Germán Busch Becerra is a tough young Bolivian war hero with a chestful of medals, a thorough military training and an expression so lugubrious that he looks as if he were about ready to cry. Until last week he was also President of Bolivia. He gained that post in one of the military coups that occur frequently in South American politics: Señor Busch was one of a group of officers who overthrew the Government after the Chaco War against Paraguay. He first supported a semi-Socialist regime, then threw out the semi-Socialists.
Popular hero of an exhausting war, Germán Busch was born in 1904 in the hot, fertile, coffee-growing region of central Bolivia, midway between the edge of the Chaco and the rust-colored, tin-filled mountains around La Paz. His father, after stopping three arrows in an attack by savages, went to Germany, sent Germán and his mother to Trinidad. Germán went to a provincial school, entered military college at 18.

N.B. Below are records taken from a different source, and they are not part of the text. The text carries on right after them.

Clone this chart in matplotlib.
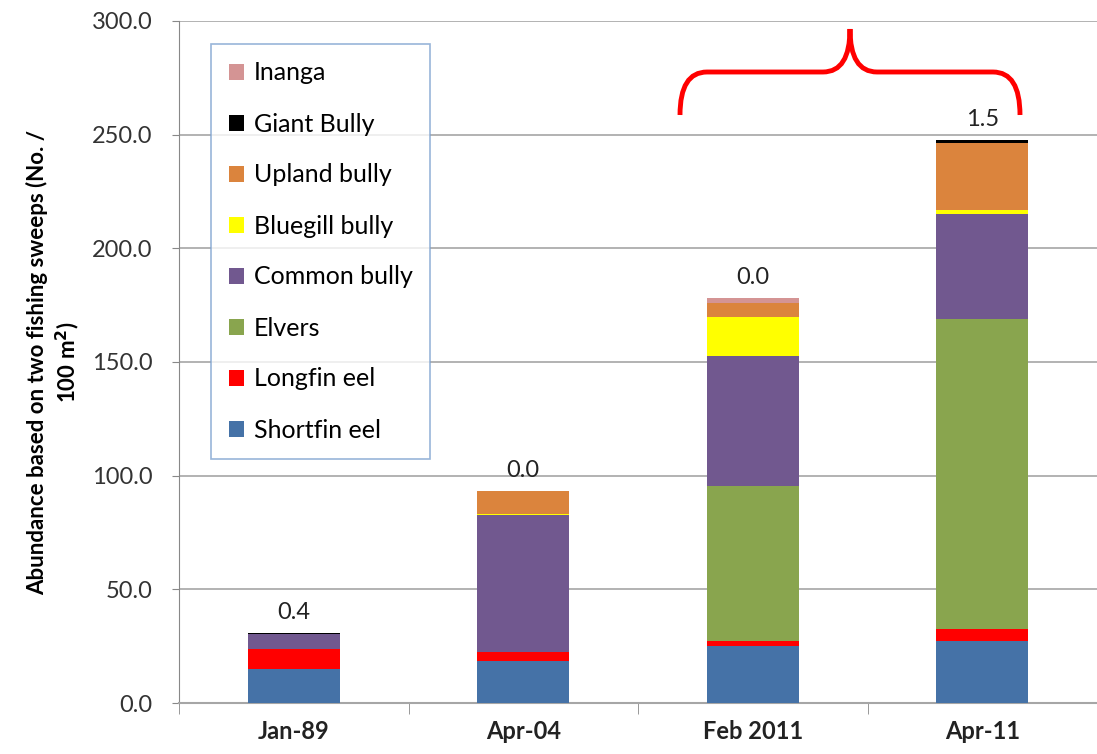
import numpy as np
import matplotlib.pyplot as plt
from matplotlib.path import Path
from matplotlib.patches import PathPatch, Patch

plt.rcParams['font.family'] = ['Lato', 'DejaVu Sans']

# data
dates = ['Jan-89', 'Apr-04', 'Feb 2011', 'Apr-11']
species = ['Shortfin eel', 'Longfin eel', 'Elvers', 'Common bully',
           'Bluegill bully', 'Upland bully', 'Giant Bully', 'Inanga']
shortfin = [15.0, 18.3, 25.1, 27.4]
longfin = [8.8, 4.3, 2.3, 5.0]
elvers = [0.0, 0.0, 68.1, 136.6]
common = [6.6, 60.1, 57.2, 46.1]
bluegill = [0.0, 0.4, 17.1, 1.8]
upland = [0.0, 10.3, 6.2, 29.3]
giant = [0.4, 0.0, 0.0, 1.5]
inanga = [0.0, 0.0, 2.2, 0.0]
colors = ['#4572A7', '#FF0000', '#89A54E', '#71588F',
          '#FFFF00', '#DB843D', '#000000', '#D49494']

series = [shortfin, longfin, elvers, common, bluegill, upland, giant, inanga]

W, H = 1097, 754
fig = plt.figure(figsize=(W / 100, H / 100), dpi=100)
ax = fig.add_axes([179 / W, 51 / H, (W - 179) / W, (703 - 21) / H])

x = np.arange(len(dates))
bottom = np.zeros(len(dates))
for vals, c, name in zip(series, colors, species):
    ax.bar(x, vals, 0.40, bottom=bottom, color=c, label=name, zorder=3)
    bottom += np.array(vals)

# labels above bars (giant bully values)
for xi, top, g in zip(x, bottom, giant):
    ax.annotate(f'{g:.1f}', (xi, top), xytext=(0, 7), textcoords='offset points',
                ha='center', va='bottom', fontsize=17, color='#222222')

ax.set_ylim(0, 300)
ax.set_xlim(-0.5, 3.47)
ax.set_yticks(np.arange(0, 301, 50))
ax.set_yticklabels([f'{v:.1f}' for v in np.arange(0, 301, 50)], fontsize=17, color='#333333')
ax.set_xticks(x)
ax.set_xticklabels(dates, fontsize=17, fontweight='bold', color='#222222')
ax.set_xticks(np.arange(-0.5, 3.6, 1), minor=True)
ax.tick_params(axis='x', which='major', length=0, pad=12)
ax.tick_params(axis='x', which='minor', length=8, color='#888888')
ax.tick_params(axis='y', length=5, color='#888888', pad=14)
ax.grid(axis='y', color='#A6A6A6', linewidth=1.2, zorder=0)
for s in ['top', 'right']:
    ax.spines[s].set_visible(False)
ax.spines['left'].set_color('#888888')
ax.spines['bottom'].set_color('#A6A6A6')
ax.spines['bottom'].set_linewidth(1.5)

fig.text(54 / W, 1 - 362 / H, 'Abundance based on two fishing sweeps (No. /\n100 m$^\\mathbf{2}$)',
         rotation=90, ha='center', va='center', fontsize=16, fontweight='bold',
         linespacing=1.25)

handles = [Patch(facecolor=c) for c in colors][::-1]
leg = ax.legend(handles, species[::-1], loc='upper left',
                bbox_to_anchor=(211 / W, 1 - 44 / H), bbox_transform=fig.transFigure,
                fontsize=18, frameon=True, fancybox=False, handlelength=0.6,
                handleheight=0.6, handletextpad=0.4, labelspacing=1.12,
                borderpad=0.7, borderaxespad=0)
leg.get_frame().set_edgecolor('#7FA3D0')
leg.get_frame().set_linewidth(1.2)

# red brace over the last two bars
pts = [(680, 115), (680, 72), (707, 72),
       (823, 72), (850, 72), (850, 29),
       (850, 72), (877, 72),
       (993, 72), (1020, 72), (1020, 115)]
codes = [Path.MOVETO, Path.CURVE3, Path.CURVE3,
         Path.LINETO, Path.CURVE3, Path.CURVE3,
         Path.CURVE3, Path.CURVE3,
         Path.LINETO, Path.CURVE3, Path.CURVE3]
pts = [(px / W, 1 - py / H) for px, py in pts]
fig.add_artist(PathPatch(Path(pts, codes), transform=fig.transFigure,
                         facecolor='none', edgecolor='#FF0000', linewidth=3.5))

fig.savefig('out.png', dpi=100)
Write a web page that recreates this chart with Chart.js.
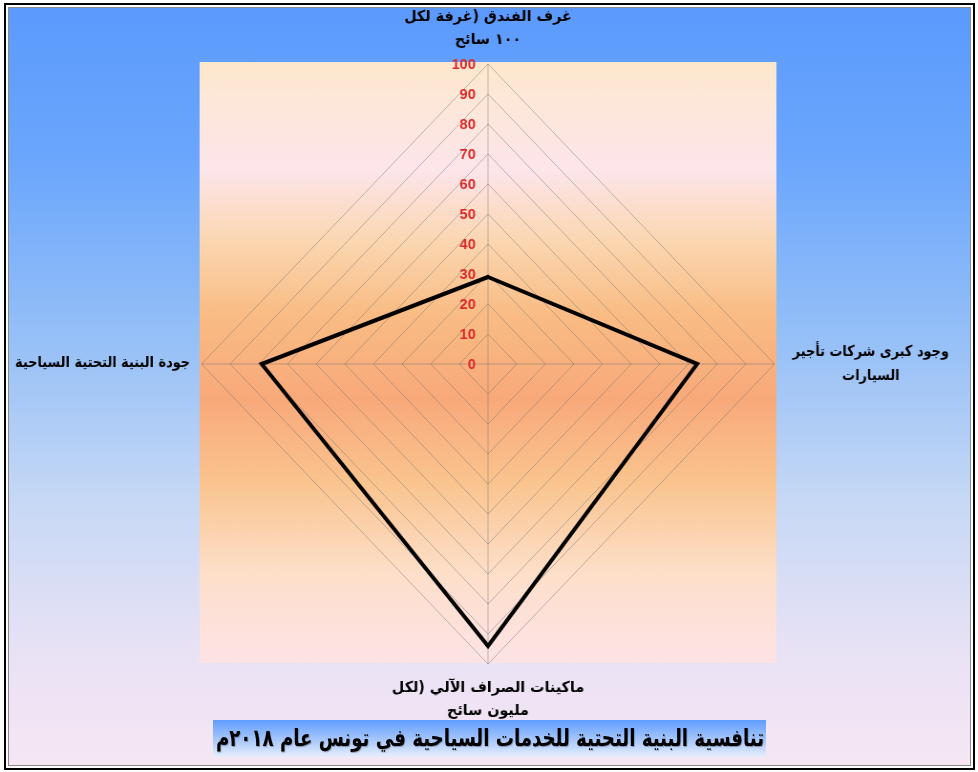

Ruddy-cheeked General Hans Kundt returned to Bolivia from post-War Germany to Prussianize Bolivia's restless Army, set up a system of espionage. Under him ex-Cadet Busch rose fast, became adjutant to Kundt, then Chief of the General Staff, was aide to Ernst Roehm when that luckless Nazi spent two years in Bolivia after a quarrel with Adolf Hitler. Germán Busch was a second lieutenant of 24 when the Chaco War began, a captain at 28, major at 29, lieut. colonel before the war ended, chief of staff soon afterward. Meanwhile he married, fathered three sons, was cited for his daring raids; his rescue of a division won him Bolivia's highest military award. He joined all Bolivian military and social clubs, and wrote a book about his explorations.
Mystery Man.
One lesson of the inconclusive Chaco fighting was that, where they met on equally favorable ground, Bolivia's German-trained divisions were roughly handled by Paraguay's French-trained Army. Sick of the war, Bolivians were made sicker by bad times. Bolivia holds 15% of the world's tin supply and output fell from 43,300 tons in 1929 to 25,000 in 1935. Tin makes up 70% of the value of Bolivia's exports.
Rising fast in these tough times was a tough, nervous, roving-eyed, brown-haired young spy named Dionisio Foianini, son of an Italian father and a Bolivian mother. He grew up in the section where Germán Busch was born, not far from most of Standard Oil's Bolivian fields. Dionisio Foianini studied pharmacy in Italy, returned to Bolivia before the Chaco War broke out, was put in charge of munitions manufacture. Then he visited Argentina on a secret mission and organized Bolivian espionage behind Paraguayan lines. Dionisio Foianini rushed to the Chaco when the war ended, persuaded Army officers that expropriating $17,000,000 worth of Standard Oil properties would be a popular political move, set up a State Petroleum Board to exploit the appropriated fields.